President Trump has again relied on INA 212(f) to issue this ban on Chinese nationals who enter the US on an F or J visa who are associated with the vague Chinese “military-civil fusion strategy.” This is another case of Trump using 212(f) to rewrite immigration law. Given the vagueness of linking students to China’s military-civil fusion strategy, it would empower consular officers, and even CBP officials, to deny a visa or admission to just about any graduate student or researcher from China as the proclamation does not set any parameters. Trump’s proclamation will unfortunately also result in needless stereotyping. Just as so many people were branded as communists during the “red scare” under the McCarthy era, graduate students from China will also be associated with China’s military-civil fusion strategy. Although the ban is thought to impact 3,000 out of 360,000 Chinese students, many more can be impacted for mere suspicion of being linked to Chinese military-civil fusion strategy.

While there is evidence that the Chinese military has sponsored military scientists to study abroad described as a process of picking flowers in foreign lands to make honey in China, the overall benefits that Chinese graduate students and researchers bring to US universities far outweigh the supposed perils of benefiting China’s military progress. American universities will get adversely impacted if they cannot attract students from China in their graduate and doctoral programs who pay the full freight in tuition fees. When Chinese researchers study in the US and write research papers, they adopt the US model and their papers are peer reviewed before being selected for publication in English that can be accessed by anyone, and not just by the Chinese military. Moreover, 90% of Chinese students are still in the US a decade since they came.

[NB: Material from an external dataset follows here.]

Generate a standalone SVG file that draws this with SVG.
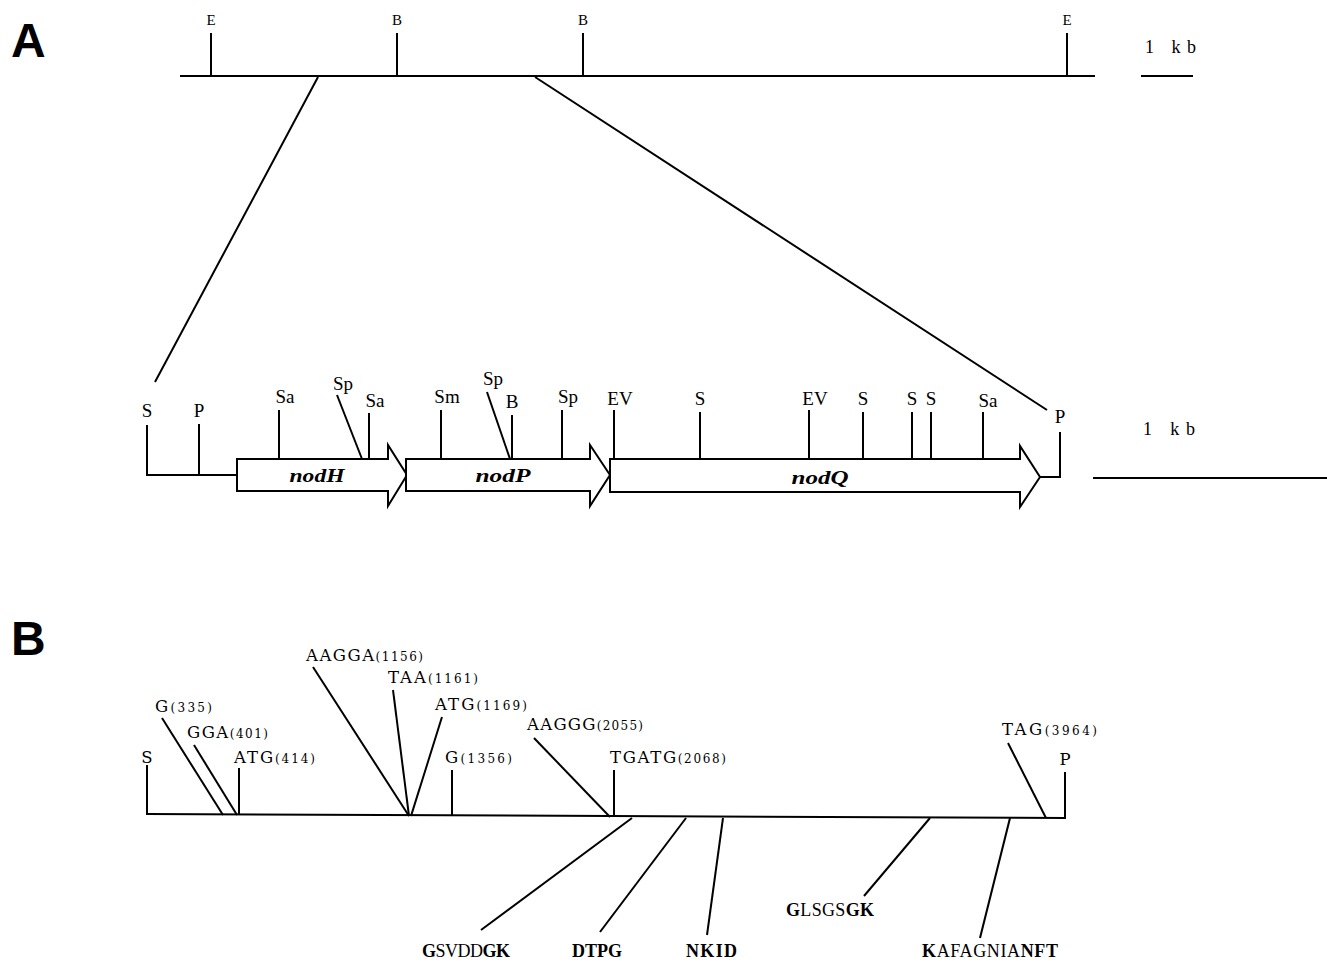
<svg xmlns="http://www.w3.org/2000/svg" width="1327" height="962" viewBox="0 0 1327 962">
<style>
.ln{stroke:#000;stroke-width:2;fill:none;stroke-linecap:butt}
.arr{stroke:#000;stroke-width:2;fill:#fff;stroke-linejoin:miter}
.panel{font-family:"Liberation Sans",Arial,sans-serif;font-weight:bold;font-size:48px;fill:#000}
.rs{font-family:"Liberation Serif","Times New Roman",serif;font-size:15px;fill:#000;text-anchor:middle}
.rm{font-family:"Liberation Serif","Times New Roman",serif;font-size:19px;fill:#000;text-anchor:middle}
.gene{font-family:"Liberation Serif","Times New Roman",serif;font-size:19px;font-weight:bold;font-style:italic;fill:#000;text-anchor:middle}
.sb{font-family:"Liberation Serif","Times New Roman",serif;font-size:18px;fill:#000}
.bl{font-family:"DejaVu Serif","Liberation Serif",serif;font-size:16.5px;fill:#000}
.bl .n{font-size:12px}
.mo{font-family:"Liberation Serif","Times New Roman",serif;font-size:18px;fill:#000}
.mo .b{font-weight:bold}
</style>

<g id="labels-panels">
<text class="panel" x="11" y="57">A</text>
<text class="panel" x="11" y="655">B</text>
</g>

<g id="top-map">
<line class="ln" x1="180" y1="76" x2="1095" y2="76"/>
<line class="ln" x1="211" y1="33" x2="211" y2="76"/>
<line class="ln" x1="397" y1="33" x2="397" y2="76"/>
<line class="ln" x1="583" y1="33" x2="583" y2="76"/>
<line class="ln" x1="1067" y1="33" x2="1067" y2="76"/>
<text class="rs" x="211" y="25">E</text>
<text class="rs" x="397" y="25">B</text>
<text class="rs" x="583" y="25">B</text>
<text class="rs" x="1067" y="25">E</text>
</g>

<g id="scale-top">
<line class="ln" x1="1141" y1="76" x2="1193" y2="76" stroke-width="2.5"/>
<text class="sb" x="1145" y="53" textLength="51" lengthAdjust="spacing">1 kb</text>
</g>

<g id="connectors">
<line class="ln" x1="318" y1="77" x2="155" y2="382"/>
<line class="ln" x1="535" y1="77" x2="1047" y2="410"/>
</g>

<g id="middle-map">
<polyline class="ln" points="147,425 147,475 237,475"/>
<line class="ln" x1="199" y1="424" x2="199" y2="475"/>
<polyline class="ln" points="1040,477 1060,477 1060,432"/>
<text class="rm" x="147" y="417">S</text>
<text class="rm" x="199" y="417">P</text>
<text class="rm" x="1060" y="423">P</text>
</g>

<g id="nodH">
<path class="arr" d="M237,459 H388 V445 L407,475 L388,506 V491 H237 Z"/>
<text class="gene" x="317" y="482" textLength="55" lengthAdjust="spacingAndGlyphs">nodH</text>
</g>
<g id="nodP">
<path class="arr" d="M406,459 H590 V445 L610,475 L590,506 V491 H406 Z"/>
<text class="gene" x="503" y="482" textLength="55" lengthAdjust="spacingAndGlyphs">nodP</text>
</g>
<g id="nodQ">
<path class="arr" d="M610,459 H1020 V446 L1040,477 L1020,507 V492 H610 Z"/>
<text class="gene" x="820" y="484" textLength="57" lengthAdjust="spacingAndGlyphs">nodQ</text>
</g>

<g id="sites">
<line class="ln" x1="279" y1="410" x2="279" y2="459"/>
<line class="ln" x1="337" y1="395" x2="362" y2="459"/>
<line class="ln" x1="369" y1="413" x2="369" y2="459"/>
<line class="ln" x1="441" y1="410" x2="441" y2="459"/>
<line class="ln" x1="487" y1="392" x2="510" y2="459"/>
<line class="ln" x1="512" y1="415" x2="512" y2="459"/>
<line class="ln" x1="562" y1="410" x2="562" y2="459"/>
<line class="ln" x1="614" y1="410" x2="614" y2="459"/>
<line class="ln" x1="700" y1="412" x2="700" y2="459"/>
<line class="ln" x1="809" y1="410" x2="809" y2="459"/>
<line class="ln" x1="863" y1="412" x2="863" y2="459"/>
<line class="ln" x1="912" y1="412" x2="912" y2="459"/>
<line class="ln" x1="931" y1="412" x2="931" y2="459"/>
<line class="ln" x1="983" y1="412" x2="983" y2="459"/>
<text class="rm" x="285" y="403">Sa</text>
<text class="rm" x="343" y="390">Sp</text>
<text class="rm" x="375" y="407">Sa</text>
<text class="rm" x="447" y="403">Sm</text>
<text class="rm" x="493" y="385">Sp</text>
<text class="rm" x="512" y="408">B</text>
<text class="rm" x="568" y="403">Sp</text>
<text class="rm" x="620" y="405">EV</text>
<text class="rm" x="700" y="405">S</text>
<text class="rm" x="815" y="405">EV</text>
<text class="rm" x="863" y="405">S</text>
<text class="rm" x="912" y="405">S</text>
<text class="rm" x="931" y="405">S</text>
<text class="rm" x="988" y="407">Sa</text>
</g>

<g id="scale-middle">
<line class="ln" x1="1093" y1="478" x2="1327" y2="478"/>
<text class="sb" x="1143" y="435" textLength="52" lengthAdjust="spacing">1 kb</text>
</g>

<g id="panel-b-map">
<line class="ln" x1="147" y1="814" x2="1065" y2="818"/>
<line class="ln" x1="147" y1="765" x2="147" y2="815"/>
<line class="ln" x1="1065" y1="772" x2="1065" y2="819"/>
<line class="ln" x1="162" y1="718" x2="223" y2="815"/>
<line class="ln" x1="194" y1="745" x2="237" y2="815"/>
<line class="ln" x1="239" y1="768" x2="239" y2="815"/>
<line class="ln" x1="313" y1="667" x2="409" y2="816"/>
<line class="ln" x1="393" y1="690" x2="409" y2="816"/>
<line class="ln" x1="442" y1="717" x2="411" y2="816"/>
<line class="ln" x1="452" y1="770" x2="452" y2="816"/>
<line class="ln" x1="534" y1="738" x2="610" y2="817"/>
<line class="ln" x1="614" y1="770" x2="614" y2="817"/>
<line class="ln" x1="1008" y1="743" x2="1046" y2="818"/>
<line class="ln" x1="632" y1="818" x2="481" y2="930"/>
<line class="ln" x1="686" y1="818" x2="600" y2="932"/>
<line class="ln" x1="723" y1="818" x2="707" y2="935"/>
<line class="ln" x1="930" y1="818" x2="864" y2="896"/>
<line class="ln" x1="1010" y1="818" x2="980" y2="938"/>
</g>

<g id="panel-b-labels">
<text class="bl" x="147" y="763" text-anchor="middle">S</text>
<text class="bl" x="1065" y="765" text-anchor="middle">P</text>
<text class="bl" x="155" y="712" textLength="57" lengthAdjust="spacing">G<tspan class="n">(335)</tspan></text>
<text class="bl" x="187" y="738" textLength="81" lengthAdjust="spacing">GGA<tspan class="n">(401)</tspan></text>
<text class="bl" x="234" y="763" textLength="81" lengthAdjust="spacing">ATG<tspan class="n">(414)</tspan></text>
<text class="bl" x="306" y="661" textLength="117" lengthAdjust="spacing">AAGGA<tspan class="n">(1156)</tspan></text>
<text class="bl" x="388" y="683" textLength="90" lengthAdjust="spacing">TAA<tspan class="n">(1161)</tspan></text>
<text class="bl" x="435" y="710" textLength="92" lengthAdjust="spacing">ATG<tspan class="n">(1169)</tspan></text>
<text class="bl" x="445" y="763" textLength="67" lengthAdjust="spacing">G<tspan class="n">(1356)</tspan></text>
<text class="bl" x="527" y="730" textLength="116" lengthAdjust="spacing">AAGGG<tspan class="n">(2055)</tspan></text>
<text class="bl" x="610" y="763" textLength="116" lengthAdjust="spacing">TGATG<tspan class="n">(2068)</tspan></text>
<text class="bl" x="1002" y="735" textLength="95" lengthAdjust="spacing">TAG<tspan class="n">(3964)</tspan></text>
</g>

<g id="motifs">
<text class="mo" x="422" y="957" textLength="88" lengthAdjust="spacing"><tspan class="b">G</tspan>SVDD<tspan class="b">GK</tspan></text>
<text class="mo" x="572" y="957" textLength="50" lengthAdjust="spacing"><tspan class="b">DTPG</tspan></text>
<text class="mo" x="686" y="957" textLength="51" lengthAdjust="spacing"><tspan class="b">NKID</tspan></text>
<text class="mo" x="786" y="916" textLength="88" lengthAdjust="spacing"><tspan class="b">G</tspan>LSGS<tspan class="b">GK</tspan></text>
<text class="mo" x="922" y="957" textLength="136" lengthAdjust="spacing"><tspan class="b">K</tspan>AFAGNIA<tspan class="b">NFT</tspan></text>
</g>
</svg>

Moreover, there are enough provisions in the INA that would allow a consular officer to deny a visa. In addition to denying an F-1 visa under the usual INA 214(b) for demonstrating immigrant intent, an applicant for a student or research visa can also be denied for security grounds under INA 212(a)(3). Thus, Trump’s latest Chinese ban is akin to using a sledgehammer to crack a nut. It also bypasses Congress authority to amend the INA. In fact, there is a proposed bill sponsored by Senators Cotton and Blackburn that would be even more sweeping by prohibiting t0 Chinese nationals from receiving visas to the United States for graduate or post-graduate studies in STEM fields. The fact that it will be unlikely for these Senators to pass such a draconian bill through both houses of Congress does not justify Trump’s proclamation that rewrites the INA.

The proclamation also contemplates revoking the visas of affected Chinese students and researchers who are already in the US. Under other circumstances, when a nonimmigrant’s visa is revoked while in the US, they can continue to maintain status, but will need to obtain a new visa upon departing the US. Chinese students subject to the ban will likely not be able to apply for new F-1 or J-1 visa unless they qualify for one of the limited exceptions.

Finally, the proclamation leaves open the possibility of further restrictions as it also calls for agency review of “nonimmigrant and immigrant programs” and recommendations for “any other measures requiring Presidential action that would mitigate the risk posed by the PRC’s acquisition of sensitive United States technologies and intellectual property.”